BEGIN ITEMS
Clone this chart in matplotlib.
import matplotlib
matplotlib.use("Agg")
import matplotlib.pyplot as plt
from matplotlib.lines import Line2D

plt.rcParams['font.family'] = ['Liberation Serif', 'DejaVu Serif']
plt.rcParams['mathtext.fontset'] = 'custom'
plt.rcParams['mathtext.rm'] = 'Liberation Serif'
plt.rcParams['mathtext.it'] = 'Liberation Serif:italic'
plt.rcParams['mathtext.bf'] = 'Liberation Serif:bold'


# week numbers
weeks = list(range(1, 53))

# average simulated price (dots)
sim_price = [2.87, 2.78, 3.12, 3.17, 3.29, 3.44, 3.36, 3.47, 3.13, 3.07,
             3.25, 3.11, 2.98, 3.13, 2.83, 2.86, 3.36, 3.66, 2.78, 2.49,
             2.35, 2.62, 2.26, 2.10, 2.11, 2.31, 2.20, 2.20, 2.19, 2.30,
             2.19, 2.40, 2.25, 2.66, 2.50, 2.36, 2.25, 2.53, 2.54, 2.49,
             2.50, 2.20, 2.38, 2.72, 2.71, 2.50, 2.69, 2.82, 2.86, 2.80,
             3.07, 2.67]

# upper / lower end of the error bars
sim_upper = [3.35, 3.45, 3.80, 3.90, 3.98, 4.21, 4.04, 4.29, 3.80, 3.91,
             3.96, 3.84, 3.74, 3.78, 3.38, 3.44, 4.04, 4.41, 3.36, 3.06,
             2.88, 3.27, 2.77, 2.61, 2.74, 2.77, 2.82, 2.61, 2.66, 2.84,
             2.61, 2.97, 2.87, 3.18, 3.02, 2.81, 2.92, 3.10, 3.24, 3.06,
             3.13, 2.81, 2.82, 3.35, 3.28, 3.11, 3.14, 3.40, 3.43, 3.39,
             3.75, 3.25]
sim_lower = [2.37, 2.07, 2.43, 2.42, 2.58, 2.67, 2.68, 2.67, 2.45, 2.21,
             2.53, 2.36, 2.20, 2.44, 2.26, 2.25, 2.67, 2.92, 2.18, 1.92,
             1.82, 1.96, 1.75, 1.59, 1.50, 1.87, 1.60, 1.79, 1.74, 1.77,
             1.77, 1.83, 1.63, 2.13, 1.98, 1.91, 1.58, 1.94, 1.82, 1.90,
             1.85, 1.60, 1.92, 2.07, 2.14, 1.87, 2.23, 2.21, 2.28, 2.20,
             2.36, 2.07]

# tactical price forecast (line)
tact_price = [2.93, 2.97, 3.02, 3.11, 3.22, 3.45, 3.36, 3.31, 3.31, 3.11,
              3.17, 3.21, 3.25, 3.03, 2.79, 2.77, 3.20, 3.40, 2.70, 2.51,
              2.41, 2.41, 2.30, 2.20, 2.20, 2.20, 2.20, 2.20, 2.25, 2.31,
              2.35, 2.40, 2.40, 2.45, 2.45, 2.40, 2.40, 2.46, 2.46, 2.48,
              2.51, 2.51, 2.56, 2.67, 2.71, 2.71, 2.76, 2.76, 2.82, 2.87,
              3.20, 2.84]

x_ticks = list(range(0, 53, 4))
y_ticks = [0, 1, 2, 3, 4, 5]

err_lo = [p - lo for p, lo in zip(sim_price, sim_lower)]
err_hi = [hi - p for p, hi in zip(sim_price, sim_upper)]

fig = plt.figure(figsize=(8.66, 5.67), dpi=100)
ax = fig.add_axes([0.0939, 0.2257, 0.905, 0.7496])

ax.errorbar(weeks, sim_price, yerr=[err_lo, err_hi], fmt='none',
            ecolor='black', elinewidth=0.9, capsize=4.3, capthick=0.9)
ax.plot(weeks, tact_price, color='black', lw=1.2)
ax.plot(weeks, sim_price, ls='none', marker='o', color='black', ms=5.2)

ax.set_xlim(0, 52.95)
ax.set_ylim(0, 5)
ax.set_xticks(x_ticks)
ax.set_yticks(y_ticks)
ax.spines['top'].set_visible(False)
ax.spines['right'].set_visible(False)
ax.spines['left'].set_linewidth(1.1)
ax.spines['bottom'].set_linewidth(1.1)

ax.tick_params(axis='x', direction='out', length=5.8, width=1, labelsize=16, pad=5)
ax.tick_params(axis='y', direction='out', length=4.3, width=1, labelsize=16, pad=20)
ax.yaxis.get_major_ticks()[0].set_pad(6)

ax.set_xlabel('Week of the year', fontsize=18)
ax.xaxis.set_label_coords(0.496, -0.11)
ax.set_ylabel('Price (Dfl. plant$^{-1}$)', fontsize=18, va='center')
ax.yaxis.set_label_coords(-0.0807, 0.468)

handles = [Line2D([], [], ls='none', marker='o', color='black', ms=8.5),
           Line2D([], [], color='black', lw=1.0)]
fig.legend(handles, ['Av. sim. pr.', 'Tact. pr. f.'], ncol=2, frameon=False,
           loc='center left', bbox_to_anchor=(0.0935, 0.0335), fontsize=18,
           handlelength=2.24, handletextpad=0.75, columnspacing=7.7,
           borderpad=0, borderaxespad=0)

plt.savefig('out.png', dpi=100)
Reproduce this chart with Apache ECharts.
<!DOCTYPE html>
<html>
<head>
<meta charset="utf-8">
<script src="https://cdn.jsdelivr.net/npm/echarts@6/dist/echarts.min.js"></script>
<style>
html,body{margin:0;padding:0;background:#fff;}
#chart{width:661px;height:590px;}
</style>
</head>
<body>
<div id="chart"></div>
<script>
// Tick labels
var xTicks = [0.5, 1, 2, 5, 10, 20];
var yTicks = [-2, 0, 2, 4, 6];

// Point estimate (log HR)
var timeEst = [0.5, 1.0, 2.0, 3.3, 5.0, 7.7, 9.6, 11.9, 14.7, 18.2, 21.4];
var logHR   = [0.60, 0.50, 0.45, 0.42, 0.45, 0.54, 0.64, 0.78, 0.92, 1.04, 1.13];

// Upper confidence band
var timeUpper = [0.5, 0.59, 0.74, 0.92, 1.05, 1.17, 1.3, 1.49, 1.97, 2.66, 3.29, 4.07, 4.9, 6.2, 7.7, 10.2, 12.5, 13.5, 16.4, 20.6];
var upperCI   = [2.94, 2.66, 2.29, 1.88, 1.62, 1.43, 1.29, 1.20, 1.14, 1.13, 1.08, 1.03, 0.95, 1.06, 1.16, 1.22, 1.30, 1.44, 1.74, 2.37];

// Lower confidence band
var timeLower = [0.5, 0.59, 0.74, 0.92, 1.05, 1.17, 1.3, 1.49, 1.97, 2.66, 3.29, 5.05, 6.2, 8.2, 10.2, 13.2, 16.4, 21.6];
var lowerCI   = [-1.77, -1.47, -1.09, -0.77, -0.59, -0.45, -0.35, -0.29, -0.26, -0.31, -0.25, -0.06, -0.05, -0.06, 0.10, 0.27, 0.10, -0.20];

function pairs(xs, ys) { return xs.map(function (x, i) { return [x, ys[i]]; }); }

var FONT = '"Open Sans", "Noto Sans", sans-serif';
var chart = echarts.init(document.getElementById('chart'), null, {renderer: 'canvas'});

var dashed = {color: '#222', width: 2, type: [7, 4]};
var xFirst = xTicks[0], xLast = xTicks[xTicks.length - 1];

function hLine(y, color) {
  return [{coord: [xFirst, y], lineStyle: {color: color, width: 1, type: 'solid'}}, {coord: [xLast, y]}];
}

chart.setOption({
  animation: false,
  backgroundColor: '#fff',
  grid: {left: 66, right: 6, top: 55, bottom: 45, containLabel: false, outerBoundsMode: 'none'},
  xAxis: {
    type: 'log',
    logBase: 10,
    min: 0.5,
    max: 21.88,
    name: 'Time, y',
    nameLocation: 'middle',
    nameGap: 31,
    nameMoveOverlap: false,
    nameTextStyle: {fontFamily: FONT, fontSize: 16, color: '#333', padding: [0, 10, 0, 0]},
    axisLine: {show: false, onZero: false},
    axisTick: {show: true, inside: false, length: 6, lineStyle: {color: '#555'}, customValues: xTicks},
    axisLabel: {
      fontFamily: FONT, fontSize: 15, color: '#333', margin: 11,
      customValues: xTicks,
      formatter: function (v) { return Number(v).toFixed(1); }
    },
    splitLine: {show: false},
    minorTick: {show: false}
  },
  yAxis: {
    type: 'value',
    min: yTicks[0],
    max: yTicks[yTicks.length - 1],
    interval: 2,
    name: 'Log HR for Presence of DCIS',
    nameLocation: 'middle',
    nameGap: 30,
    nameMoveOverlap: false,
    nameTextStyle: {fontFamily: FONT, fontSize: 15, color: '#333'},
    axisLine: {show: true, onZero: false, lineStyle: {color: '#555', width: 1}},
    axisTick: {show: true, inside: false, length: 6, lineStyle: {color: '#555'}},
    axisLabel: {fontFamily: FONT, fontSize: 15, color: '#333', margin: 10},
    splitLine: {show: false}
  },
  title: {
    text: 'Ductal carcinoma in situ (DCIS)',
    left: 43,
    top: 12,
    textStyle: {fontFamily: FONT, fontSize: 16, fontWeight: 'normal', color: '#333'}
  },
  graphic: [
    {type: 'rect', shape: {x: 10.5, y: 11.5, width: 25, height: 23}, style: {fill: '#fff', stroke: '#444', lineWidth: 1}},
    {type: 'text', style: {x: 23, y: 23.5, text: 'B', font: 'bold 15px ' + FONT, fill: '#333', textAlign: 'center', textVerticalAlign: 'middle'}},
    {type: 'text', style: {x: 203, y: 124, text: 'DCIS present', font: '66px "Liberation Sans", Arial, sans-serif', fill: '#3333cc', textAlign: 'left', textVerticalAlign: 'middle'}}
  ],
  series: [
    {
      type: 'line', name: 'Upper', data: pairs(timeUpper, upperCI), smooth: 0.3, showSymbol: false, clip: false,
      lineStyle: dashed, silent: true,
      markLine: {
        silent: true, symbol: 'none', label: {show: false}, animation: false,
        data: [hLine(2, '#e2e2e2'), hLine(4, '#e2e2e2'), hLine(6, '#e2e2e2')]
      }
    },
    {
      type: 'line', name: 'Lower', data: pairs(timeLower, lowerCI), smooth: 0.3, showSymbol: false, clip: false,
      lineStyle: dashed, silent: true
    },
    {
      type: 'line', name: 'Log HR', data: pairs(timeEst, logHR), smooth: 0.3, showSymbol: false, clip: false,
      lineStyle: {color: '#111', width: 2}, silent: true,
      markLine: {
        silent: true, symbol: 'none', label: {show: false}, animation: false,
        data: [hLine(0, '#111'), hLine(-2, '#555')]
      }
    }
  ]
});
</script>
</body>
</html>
END ITEMS
SET EXERCISE:
Return exactly the lines that run from the top of the listing above to the line containing "from matplotlib.lines import Line2D", please, keeping both end lines and leaving out everything else.

SOLUTION TO THE PROBLEM:
Clone this chart in matplotlib.
import matplotlib
matplotlib.use("Agg")
import matplotlib.pyplot as plt
from matplotlib.lines import Line2D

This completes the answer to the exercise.